Simon paid homage to Philip Larkin with his poem ‘Cathedral Going’, with its pronounced echoes of Larkin’s ‘Church Going’. Simon had also employed nine-line stanzas to great effect. While his poem reflected Larkin’s thoughts, such as ‘a hunger in himself to be more serious’ in the context of questioning why we visit churches when we have no religious beliefs, the poem had its own power and freshness.
Greg’s poem, ‘Cherry Blossom’, had some cross-overs with Tricia’s poems, evoking the same tragic comparisons between the blossoms and the fate of the soldiers. There were slanting references to Cherry Blossom shoe polish in the shining boots of the Japanese soldiers and the rough leather of the GIs’ boots, to which the Americans attributed their lack of success at impressing Japanese girls. The reference to the deadly bomb in the form of the bright cloud in the final verse was effective and deeply memorable.

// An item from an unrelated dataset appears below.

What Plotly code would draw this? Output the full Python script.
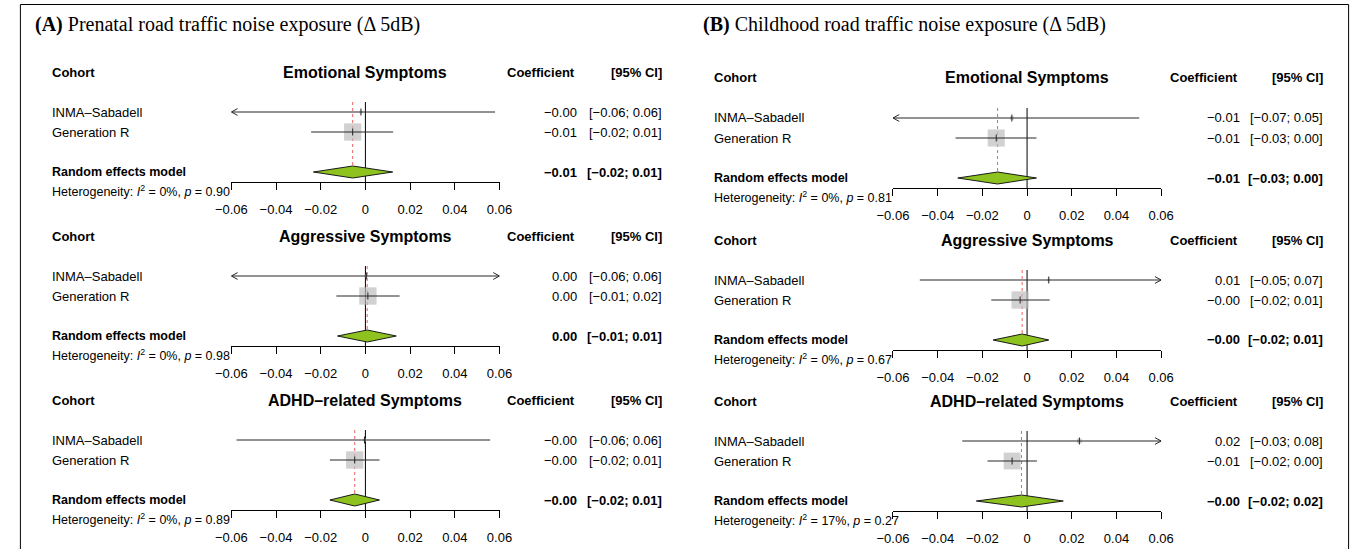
import plotly.graph_objects as go
import math

# ---------------- data ----------------
outcomes = ["Emotional Symptoms", "Aggressive Symptoms", "ADHD\u2013related Symptoms"]
studies = ["INMA\u2013Sabadell", "Generation R"]
panel_titles = ["<b>(A)</b> Prenatal road traffic noise exposure (\u0394 5dB)",
                "<b>(B)</b> Childhood road traffic noise exposure (\u0394 5dB)"]
x_limits = [-0.06, 0.06]
tick_vals = [-0.06, -0.04, -0.02, 0, 0.02, 0.04, 0.06]
tick_text = ["\u22120.06", "\u22120.04", "\u22120.02", "0", "0.02", "0.04", "0.06"]

# Prenatal exposure (A): per outcome
pre_inma_est = [-0.002, 0.0004, -0.0004]
pre_inma_lo = [-0.0625, -0.063, -0.0577]
pre_inma_hi = [0.058, 0.064, 0.0558]
pre_inma_w = [3, 2, 3]
pre_genr_est = [-0.0057, 0.0011, -0.0048]
pre_genr_lo = [-0.0243, -0.013, -0.0159]
pre_genr_hi = [0.0124, 0.0153, 0.0063]
pre_genr_w = [97, 98, 97]
pre_re_est = [-0.0057, 0.0008, -0.0048]
pre_re_lo = [-0.0233, -0.0125, -0.0159]
pre_re_hi = [0.0122, 0.0138, 0.0063]
pre_i2 = [0, 0, 0]
pre_p = [0.90, 0.98, 0.89]

# Childhood exposure (B): per outcome
child_inma_est = [-0.0068, 0.0097, 0.0234]
child_inma_lo = [-0.068, -0.048, -0.029]
child_inma_hi = [0.0502, 0.068, 0.076]
child_inma_w = [5, 3, 8]
child_genr_est = [-0.0138, -0.0031, -0.0067]
child_genr_lo = [-0.032, -0.016, -0.0177]
child_genr_hi = [0.0042, 0.0101, 0.0044]
child_genr_w = [95, 97, 92]
child_re_est = [-0.0132, -0.0022, -0.0025]
child_re_lo = [-0.031, -0.0152, -0.0227]
child_re_hi = [0.0042, 0.0097, 0.0162]
child_i2 = [0, 0, 17]
child_p = [0.81, 0.67, 0.27]

# ---------------- layout constants (pixels) ----------------
W, H = 1366, 549
ax_left_px = [220, 896]
ax_right_px = [494, 1170]
header_px = [[72, 236, 400], [78, 240, 401]]
label_left_px = [35, 711]
coef_right_px = [573, 1251]
est_right_px = [575, 1253]
ci_right_px = [662, 1337]
title_x_px = [17, 700]
title_y_px = 24
ROW = 20  # pixel pitch of one row

SANS = "Liberation Sans, Arial, Helvetica, sans-serif"
SERIF = "Liberation Serif, Times New Roman, serif"
BOX_COL = "#BEBEBE"
DIAM_COL = "#8DC21F"
LINE_COL = "#262626"

def px(x):
    return x / W

def py(y):
    return 1 - y / H

def fmt(v):
    s = f"{v:.2f}"
    return s.replace("-", "\u2212")

fig = go.Figure()
annotations = []
layout_axes = {}

def add_text(text, x, y, xanchor, size=13, bold=False, family=SANS):
    annotations.append(dict(
        text=f"<b>{text}</b>" if bold else text,
        x=px(x), y=py(y), xref="paper", yref="paper",
        xanchor=xanchor, yanchor="middle", showarrow=False,
        font=dict(family=family, size=size, color="black")))

exposures = [
    (pre_inma_est, pre_inma_lo, pre_inma_hi, pre_inma_w,
     pre_genr_est, pre_genr_lo, pre_genr_hi, pre_genr_w,
     pre_re_est, pre_re_lo, pre_re_hi, pre_i2, pre_p),
    (child_inma_est, child_inma_lo, child_inma_hi, child_inma_w,
     child_genr_est, child_genr_lo, child_genr_hi, child_genr_w,
     child_re_est, child_re_lo, child_re_hi, child_i2, child_p),
]

k = 0
for e, data in enumerate(exposures):
    (ie, il, ih, iw, ge, gl, gh, gw, re_e, re_l, re_h, i2, pv) = data
    annotations.append(dict(
        text=panel_titles[e], x=px(title_x_px[e]), y=py(title_y_px),
        xref="paper", yref="paper", xanchor="left", yanchor="middle",
        showarrow=False, font=dict(family=SERIF, size=20, color="black")))
    for o in range(3):
        k += 1
        xa = "x" if k == 1 else f"x{k}"
        ya = "y" if k == 1 else f"y{k}"
        hp = header_px[e][o]
        layout_axes["xaxis" if k == 1 else f"xaxis{k}"] = dict(
            domain=[px(ax_left_px[e]), px(ax_right_px[e])],
            range=x_limits, anchor=ya, showgrid=False, zeroline=False,
            showline=True, linecolor="black", linewidth=1,
            ticks="outside", ticklen=7, tickwidth=1, tickcolor="black",
            tickvals=tick_vals, ticktext=tick_text, ticklabelstandoff=8,
            tickfont=dict(family=SANS, size=13, color="black"), fixedrange=True)
        layout_axes["yaxis" if k == 1 else f"yaxis{k}"] = dict(
            domain=[py(hp + 5.5 * ROW), py(hp - 0.5 * ROW)],
            range=[5.5, -0.5], anchor=xa, visible=False, fixedrange=True)

        rows = [2, 3]
        est = [ie[o], ge[o]]
        lo = [il[o], gl[o]]
        hi = [ih[o], gh[o]]
        wts = [iw[o], gw[o]]

        # zero reference line
        fig.add_trace(go.Scatter(x=[0, 0], y=[1.5, 5.5], mode="lines",
                                 line=dict(color="black", width=1),
                                 xaxis=xa, yaxis=ya, hoverinfo="skip", showlegend=False))
        # random-effects dotted line
        fig.add_trace(go.Scatter(x=[re_e[o], re_e[o]], y=[1.5, 4.7], mode="lines",
                                 line=dict(color="#F06060", width=1, dash="dot"),
                                 xaxis=xa, yaxis=ya, hoverinfo="skip", showlegend=False))
        # boxes
        fig.add_trace(go.Scatter(
            x=est, y=rows, mode="markers",
            marker=dict(symbol="square", color=BOX_COL,
                        size=[max(2.5, 17.5 * math.sqrt(w / 100)) for w in wts],
                        line=dict(width=0)),
            xaxis=xa, yaxis=ya, hoverinfo="skip", showlegend=False, cliponaxis=False))
        # CI lines and arrows
        for r, l, h in zip(rows, lo, hi):
            lc = max(l, x_limits[0])
            hc = min(h, x_limits[1])
            fig.add_trace(go.Scatter(x=[lc, hc], y=[r, r], mode="lines",
                                     line=dict(color=LINE_COL, width=1),
                                     xaxis=xa, yaxis=ya, hoverinfo="skip",
                                     showlegend=False, cliponaxis=False))
            if l < x_limits[0]:
                tip = x_limits[0]
                fig.add_trace(go.Scatter(x=[tip + 0.0028, tip, tip + 0.0028],
                                         y=[r - 0.17, r, r + 0.17], mode="lines",
                                         line=dict(color=LINE_COL, width=1),
                                         xaxis=xa, yaxis=ya, hoverinfo="skip",
                                         showlegend=False, cliponaxis=False))
            if h > x_limits[1]:
                tip = x_limits[1]
                fig.add_trace(go.Scatter(x=[tip - 0.0028, tip, tip - 0.0028],
                                         y=[r - 0.17, r, r + 0.17], mode="lines",
                                         line=dict(color=LINE_COL, width=1),
                                         xaxis=xa, yaxis=ya, hoverinfo="skip",
                                         showlegend=False, cliponaxis=False))
        # estimate ticks
        fig.add_trace(go.Scatter(
            x=est, y=rows, mode="markers",
            marker=dict(symbol="line-ns", size=5, line=dict(color=LINE_COL, width=1)),
            xaxis=xa, yaxis=ya, hoverinfo="skip", showlegend=False, cliponaxis=False))
        # diamond
        fig.add_trace(go.Scatter(
            x=[re_l[o], re_e[o], re_h[o], re_e[o], re_l[o]],
            y=[5, 4.7, 5, 5.3, 5], mode="lines", fill="toself",
            fillcolor=DIAM_COL, line=dict(color="#1a1a1a", width=1),
            xaxis=xa, yaxis=ya, hoverinfo="skip", showlegend=False, cliponaxis=False))

        # ---- text columns ----
        add_text("Cohort", label_left_px[e], hp, "left", size=13, bold=True)
        add_text(outcomes[o], (ax_left_px[e] + ax_right_px[e]) / 2, hp, "center", size=16, bold=True)
        add_text("Coefficient", coef_right_px[e], hp, "right", size=13, bold=True)
        add_text("[95% CI]", ci_right_px[e], hp, "right", size=13, bold=True)
        for r, name, v, l, h in zip(rows, studies, est, lo, hi):
            yy = hp + r * ROW
            add_text(name, label_left_px[e], yy, "left", size=13)
            add_text(fmt(v), est_right_px[e], yy, "right", size=13)
            add_text(f"[{fmt(l)}; {fmt(h)}]", ci_right_px[e], yy, "right", size=13)
        yy = hp + 5 * ROW
        add_text("Random effects model", label_left_px[e], yy, "left", size=12.5, bold=True)
        add_text(fmt(re_e[o]), est_right_px[e], yy, "right", size=13, bold=True)
        add_text(f"[{fmt(re_l[o])}; {fmt(re_h[o])}]", ci_right_px[e], yy, "right", size=13, bold=True)
        add_text(f"Heterogeneity: <i>I</i><sup>2</sup> = {i2[o]}%, <i>p</i> = {pv[o]:.2f}",
                 label_left_px[e], hp + 6 * ROW - 1, "left", size=12.5)

fig.update_layout(
    width=W, height=H, autosize=False,
    margin=dict(l=0, r=0, t=0, b=0),
    paper_bgcolor="white", plot_bgcolor="white",
    showlegend=False, annotations=annotations,
    shapes=[dict(type="rect", xref="paper", yref="paper",
                 x0=px(4.5), x1=px(1361.5), y0=py(549.5), y1=py(4.5),
                 line=dict(color="black", width=1))],
    **layout_axes)

fig.write_html("out.html", config={"displayModeBar": False},
               post_script="document.body.style.margin='0px';document.body.style.overflow='hidden';")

Carla read her ‘found poems’, which related to exhibits in the Manchester Museum and the V&A Museum. Each short verse related to one exhibit. Everyone enjoyed the variety of the exhibits described and the humour at the end of the Buddha verse, ‘relax your cheeks’. It was felt that it would have been helpful to include the word ‘museum’ in the title – possibly ‘Museum Collage’. This would help the reader to get into the poem more quickly.
Heather had written two poems relating to the cherry blossom theme. The first, ‘Cherry Blossom’, sought to capture a fleeting memory of Heather’s mother sitting under cherry trees. The second poem, ‘The Virgin of El Panecillo’, told the sorry tale of tourists visiting the huge aluminium statue above Quito and being disenchanted. The statue was upstaged by a man polishing shoes – you’ve guessed – with Cherry Blossom polish!
Hilary read an extract from her novel about Samantha. She promised that this would be much lighter than the other excerpts, but listeners found plenty of tension and mystery about Sam’s new husband and about their relationship. Her husband’s secretiveness could have had foundation in his romantic nature or in something very much darker.
Liz had embraced the homework topic and used an intriguing approach, writing individual lines of a poem, ‘Sakura for Carla’, on separate strips of paper. These were handed out and put together in different configurations by those present. Each line contained a complete thought, so each poem ‘worked’. Liz had put together her own version which was greatly enjoyed.
Alan’s short story, ‘Signed Off’, also featured cherry trees and a couple under threat from bailiffs. The couple’s beloved cherry trees would be sacrificed to Fructigro and the advance of ‘progress’ in the form of GM cherries. As always, Alan’s story held every listener’s attention and nobody foresaw the ending. There was humour, of course, but also sadness in this story.
Amanda had resisted the attraction of the blossom and presented a stunning poem, ‘Peacocks’, which painted a vivid and utterly convincing portrait of the appearance and behaviour of this lofty bird. Just one line, ‘Buckingham Palace dour in comparison’ didn’t feel quite right and there was discussion about other possibilities including the Taj Mahal.
Peter read two pieces, neither of which succumbed to the lure of the pink stuff. The first, ‘The Road to Yesterday’, was full of atmosphere about a journey on the A30 heading towards Storm Hannah. With its lyrical use of place names and references to the energy of the storm, this was an immensely enjoyable piece, but Peter lost half a point for being unable to resist a reference to the height of Salisbury Cathedral’s spire. ‘Brief Encounter’ was also much appreciated with its vivid but tranquil images of rowers and mature skinny dippers. The incorporation of technical terms in an unforced and easily understood manner was much admired.
Next meeting: Thursday, 20 June 2019 at 7.30pm
Minutes: Peter Morley
Milk and biscuits: Amanda
Homework: Song lyrics/song titles
Note 1: Greg will put the Cherry Blossom contributions on the WWC website, subject to each author’s agreement.
Note 2: Please note that parking spaces are available in adjacent side streets. The school car park opposite the Church will only be opened by arrangement.